この制度は「文化財保護法」に基づく保護指定に準ずるものとして位置づけられていますが、明治時代以降の建造物は高度経済成長以降の生活や価値観の変容や都市化に伴って取り壊される例が相次ぎ、保護を求められたことが背景にありました。
平成8(1996)年の法改正によって、近世末や近代以降の建造物を〝ポスト文化財〞として「登録」することによって将来の文化財となる道を開いたのです。
明治時代後期に芝居小屋(大正7年に映画館へ改築)として開場し、昭和58(1983)年10月の閉館に至るまで多くの映画ファンを集めた三函座も、そうした一つでした。芝居小屋の雰囲気を残し、外観は白色のかまぼこ形の屋根と切妻(きりづま)造りなど特徴を持っていました。

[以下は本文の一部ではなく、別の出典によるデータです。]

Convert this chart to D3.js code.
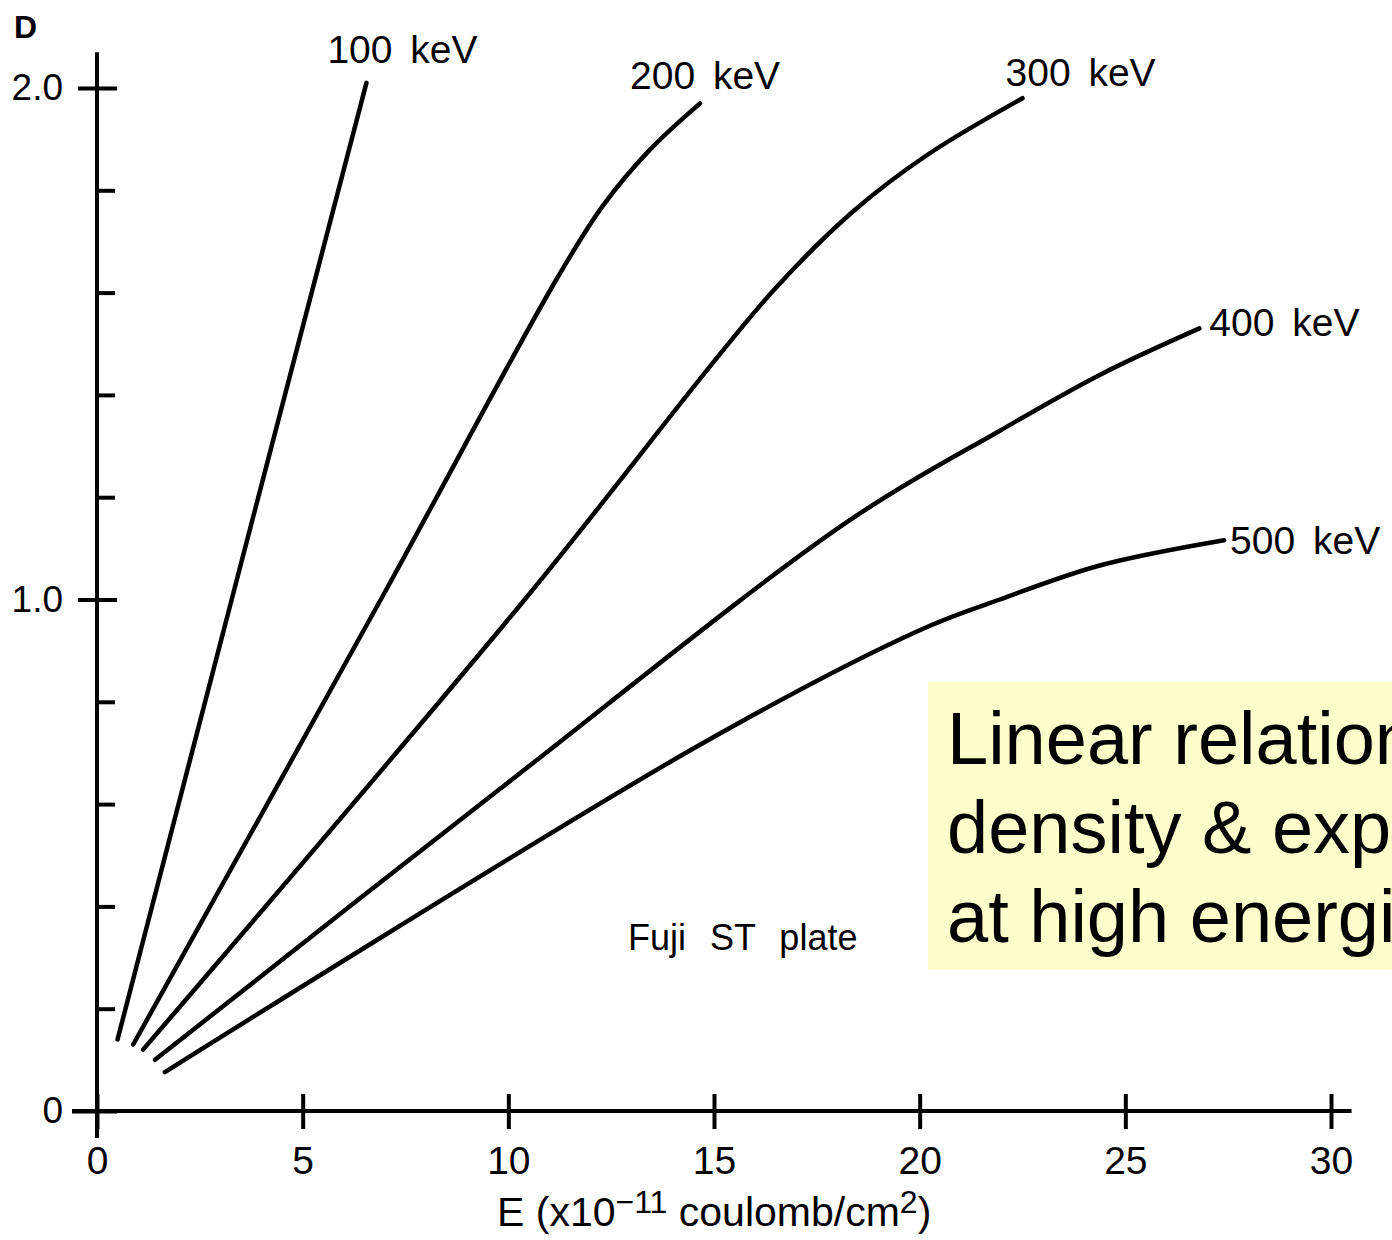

登録後は、地元有志が各種イベントなどにより活性化策が進められてきました。
そんな折、東日本大震災で耐震性のない三函座は大きな損傷を負いました。補修維持が模索されましたが、個人所有であるうえに莫大(ばくだい)な費用が想定されました。そのさなか、国は個人所有物の建物であっても解体費用を負担する支援制度を打ち出しました。
こうして、三函座は一般建物と同様のレベルで解体されました。文化庁が震災の影響を受けた文化的建物などに対し支援メニューを打ち出したのは、解体後のことでした。
平成27(2015)年4月、旧三函座の登録有形文化財登録は抹消(まっしょう)されました。